◆ Data rows
★ ★ ★ ★ ★

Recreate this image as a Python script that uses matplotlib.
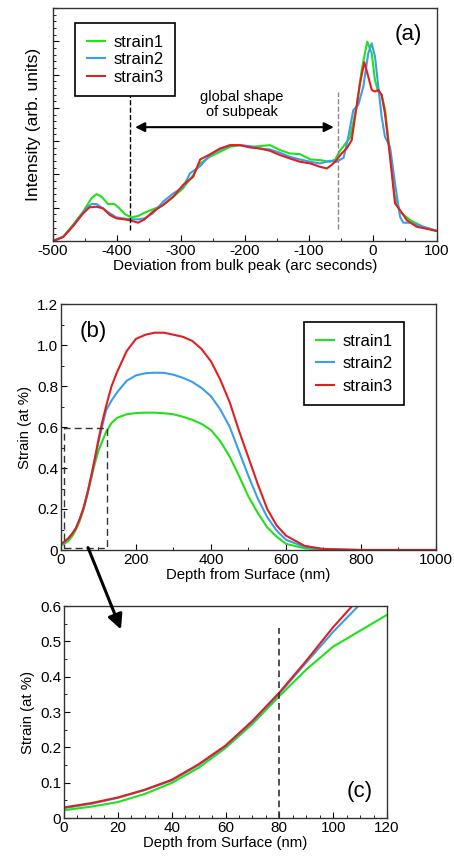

★ ★ ★ ★ ★

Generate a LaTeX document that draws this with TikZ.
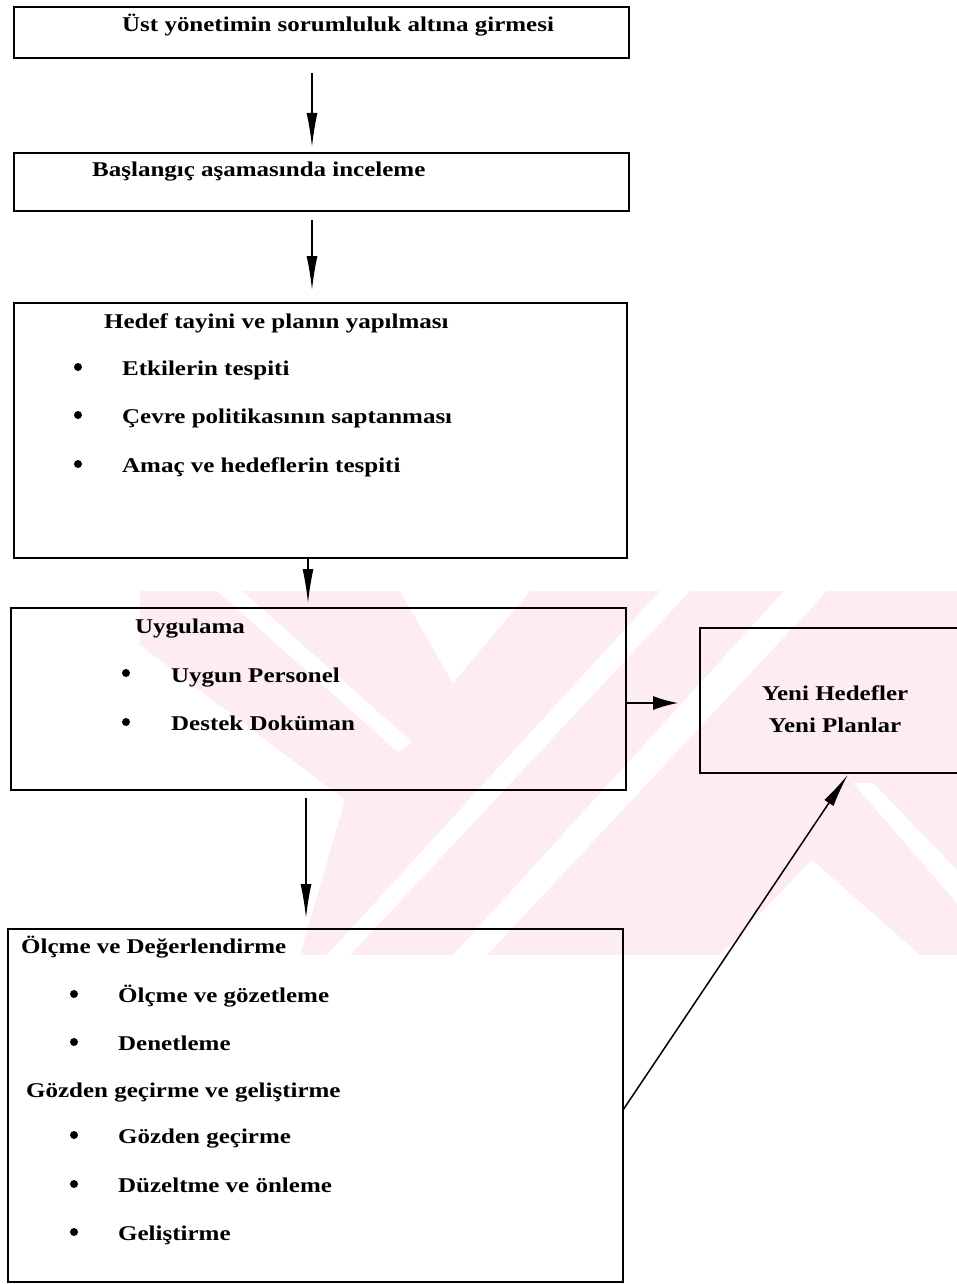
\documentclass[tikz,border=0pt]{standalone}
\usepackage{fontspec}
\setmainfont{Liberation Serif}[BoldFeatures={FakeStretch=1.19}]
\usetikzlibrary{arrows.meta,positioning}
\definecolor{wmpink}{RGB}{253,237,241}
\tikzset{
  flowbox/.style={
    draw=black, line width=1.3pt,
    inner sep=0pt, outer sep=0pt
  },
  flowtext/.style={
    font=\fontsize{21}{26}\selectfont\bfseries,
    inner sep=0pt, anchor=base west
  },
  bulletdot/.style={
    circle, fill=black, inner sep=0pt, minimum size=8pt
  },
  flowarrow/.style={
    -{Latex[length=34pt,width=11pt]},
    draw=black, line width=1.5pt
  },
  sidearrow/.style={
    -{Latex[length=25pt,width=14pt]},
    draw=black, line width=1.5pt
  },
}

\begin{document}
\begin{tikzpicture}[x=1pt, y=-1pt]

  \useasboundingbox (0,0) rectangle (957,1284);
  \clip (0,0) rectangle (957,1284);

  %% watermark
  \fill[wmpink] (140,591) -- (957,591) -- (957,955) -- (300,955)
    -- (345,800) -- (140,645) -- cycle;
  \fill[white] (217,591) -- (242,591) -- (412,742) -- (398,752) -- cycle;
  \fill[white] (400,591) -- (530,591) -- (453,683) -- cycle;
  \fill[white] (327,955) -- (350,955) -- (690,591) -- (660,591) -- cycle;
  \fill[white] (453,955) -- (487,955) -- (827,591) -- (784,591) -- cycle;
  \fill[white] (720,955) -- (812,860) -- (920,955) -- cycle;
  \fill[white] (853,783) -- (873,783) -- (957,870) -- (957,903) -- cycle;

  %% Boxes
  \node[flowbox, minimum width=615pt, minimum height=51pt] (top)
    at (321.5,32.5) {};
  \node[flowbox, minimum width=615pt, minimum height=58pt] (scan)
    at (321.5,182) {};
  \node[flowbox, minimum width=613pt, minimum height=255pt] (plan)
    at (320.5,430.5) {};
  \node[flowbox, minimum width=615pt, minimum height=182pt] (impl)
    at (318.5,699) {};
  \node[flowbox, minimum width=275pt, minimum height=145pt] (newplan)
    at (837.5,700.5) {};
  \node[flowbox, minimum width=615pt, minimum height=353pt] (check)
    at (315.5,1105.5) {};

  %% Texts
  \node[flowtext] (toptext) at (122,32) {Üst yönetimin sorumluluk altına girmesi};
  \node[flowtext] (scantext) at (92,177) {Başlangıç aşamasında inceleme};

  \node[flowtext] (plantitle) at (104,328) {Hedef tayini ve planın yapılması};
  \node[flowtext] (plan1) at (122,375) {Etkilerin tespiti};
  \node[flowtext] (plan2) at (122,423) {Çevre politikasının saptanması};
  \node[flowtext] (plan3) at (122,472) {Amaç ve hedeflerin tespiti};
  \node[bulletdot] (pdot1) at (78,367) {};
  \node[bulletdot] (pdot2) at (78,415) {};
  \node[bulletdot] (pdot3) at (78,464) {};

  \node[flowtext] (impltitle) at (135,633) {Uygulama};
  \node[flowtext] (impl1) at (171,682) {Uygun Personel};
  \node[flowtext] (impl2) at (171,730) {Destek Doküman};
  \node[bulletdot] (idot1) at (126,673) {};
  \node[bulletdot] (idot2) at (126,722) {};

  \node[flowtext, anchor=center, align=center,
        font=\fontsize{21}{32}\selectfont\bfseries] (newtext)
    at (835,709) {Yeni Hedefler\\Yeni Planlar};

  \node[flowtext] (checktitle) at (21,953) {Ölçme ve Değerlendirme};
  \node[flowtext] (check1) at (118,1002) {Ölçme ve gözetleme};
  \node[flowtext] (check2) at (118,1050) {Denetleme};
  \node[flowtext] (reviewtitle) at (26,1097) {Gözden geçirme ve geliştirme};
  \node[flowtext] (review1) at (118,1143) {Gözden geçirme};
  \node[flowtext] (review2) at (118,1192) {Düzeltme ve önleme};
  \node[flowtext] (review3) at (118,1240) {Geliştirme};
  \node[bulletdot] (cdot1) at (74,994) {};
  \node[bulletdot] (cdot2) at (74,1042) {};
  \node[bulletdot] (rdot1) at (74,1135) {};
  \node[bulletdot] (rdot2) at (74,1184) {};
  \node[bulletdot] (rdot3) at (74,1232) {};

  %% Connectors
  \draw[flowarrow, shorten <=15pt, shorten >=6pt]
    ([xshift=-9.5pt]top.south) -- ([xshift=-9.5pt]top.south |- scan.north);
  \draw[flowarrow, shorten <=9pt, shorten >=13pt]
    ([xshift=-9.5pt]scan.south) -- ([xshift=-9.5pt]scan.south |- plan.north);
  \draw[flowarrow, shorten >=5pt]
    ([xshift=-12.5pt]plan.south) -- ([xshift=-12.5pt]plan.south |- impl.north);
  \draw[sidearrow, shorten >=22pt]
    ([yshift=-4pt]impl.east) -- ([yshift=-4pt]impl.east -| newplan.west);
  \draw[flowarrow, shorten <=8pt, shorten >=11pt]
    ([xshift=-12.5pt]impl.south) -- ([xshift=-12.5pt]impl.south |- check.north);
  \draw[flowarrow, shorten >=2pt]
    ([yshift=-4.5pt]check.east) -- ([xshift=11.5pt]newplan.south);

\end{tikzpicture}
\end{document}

★ ★ ★ ★ ★

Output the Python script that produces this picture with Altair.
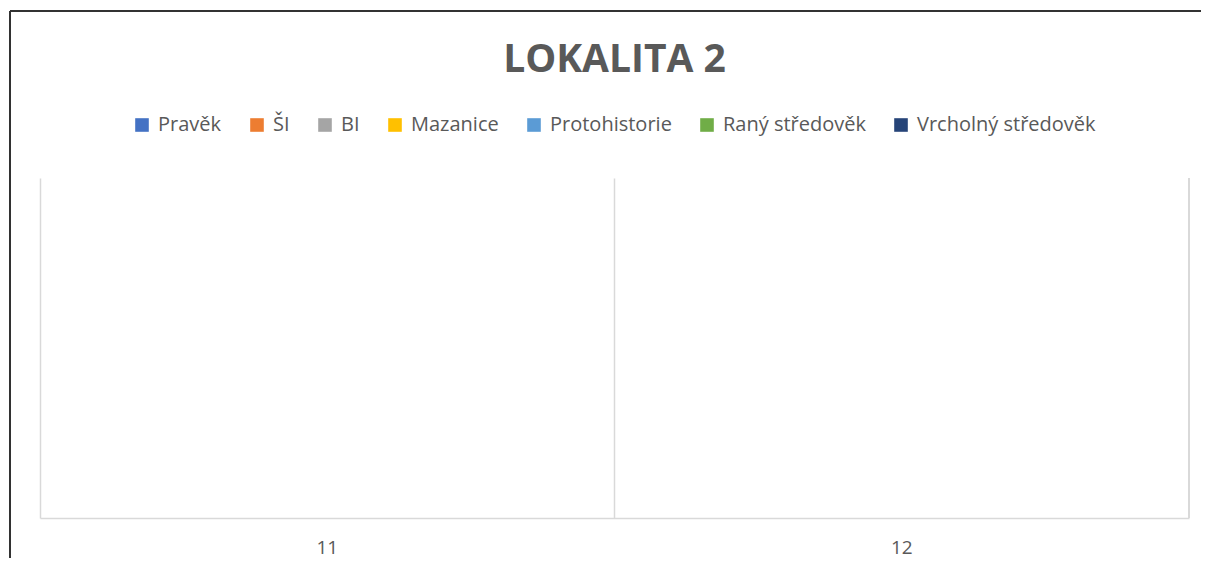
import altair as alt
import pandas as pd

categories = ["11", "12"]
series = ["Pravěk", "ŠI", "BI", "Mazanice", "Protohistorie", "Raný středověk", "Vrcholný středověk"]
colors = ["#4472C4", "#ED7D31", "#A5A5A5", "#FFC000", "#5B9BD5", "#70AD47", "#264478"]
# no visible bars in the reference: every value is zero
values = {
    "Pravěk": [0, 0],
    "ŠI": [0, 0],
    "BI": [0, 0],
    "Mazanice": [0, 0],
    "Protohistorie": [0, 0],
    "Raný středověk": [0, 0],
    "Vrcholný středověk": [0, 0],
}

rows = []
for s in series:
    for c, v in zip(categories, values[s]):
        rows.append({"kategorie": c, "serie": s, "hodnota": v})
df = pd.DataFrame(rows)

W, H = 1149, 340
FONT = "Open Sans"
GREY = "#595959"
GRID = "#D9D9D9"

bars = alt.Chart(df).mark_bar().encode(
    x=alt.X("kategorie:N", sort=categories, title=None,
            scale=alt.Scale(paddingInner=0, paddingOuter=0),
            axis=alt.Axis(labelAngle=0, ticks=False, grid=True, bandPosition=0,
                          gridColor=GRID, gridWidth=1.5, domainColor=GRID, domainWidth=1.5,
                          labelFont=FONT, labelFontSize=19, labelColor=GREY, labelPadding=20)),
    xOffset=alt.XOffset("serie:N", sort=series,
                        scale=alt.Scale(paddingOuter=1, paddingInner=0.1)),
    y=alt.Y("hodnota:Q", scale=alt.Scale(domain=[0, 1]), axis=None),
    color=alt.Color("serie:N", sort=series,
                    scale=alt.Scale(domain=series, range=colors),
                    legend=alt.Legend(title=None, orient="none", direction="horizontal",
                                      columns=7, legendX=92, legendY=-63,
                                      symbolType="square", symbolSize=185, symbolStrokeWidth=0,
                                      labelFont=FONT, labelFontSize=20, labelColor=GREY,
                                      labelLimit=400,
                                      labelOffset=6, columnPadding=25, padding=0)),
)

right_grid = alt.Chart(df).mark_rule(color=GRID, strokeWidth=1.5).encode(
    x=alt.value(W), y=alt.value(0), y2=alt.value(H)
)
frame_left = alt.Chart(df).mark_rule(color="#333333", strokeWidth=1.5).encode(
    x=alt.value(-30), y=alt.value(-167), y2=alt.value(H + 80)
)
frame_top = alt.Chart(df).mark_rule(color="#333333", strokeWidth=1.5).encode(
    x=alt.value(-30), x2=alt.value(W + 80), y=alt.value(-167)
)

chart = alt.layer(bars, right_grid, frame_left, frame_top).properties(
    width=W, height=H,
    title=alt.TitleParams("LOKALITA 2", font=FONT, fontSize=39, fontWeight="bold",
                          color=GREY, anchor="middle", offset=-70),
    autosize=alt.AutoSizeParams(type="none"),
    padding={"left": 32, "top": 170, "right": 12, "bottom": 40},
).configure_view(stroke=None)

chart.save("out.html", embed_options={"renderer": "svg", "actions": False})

★ ★ ★ ★ ★

◆ Short problem
Exactly the lines starting at the line containing "Output the Python" and ending at the line containing "import pandas as pd" should be transcribed, both included; omit the pictures.

◆ Answer in full
Output the Python script that produces this picture with Altair.
import altair as alt
import pandas as pd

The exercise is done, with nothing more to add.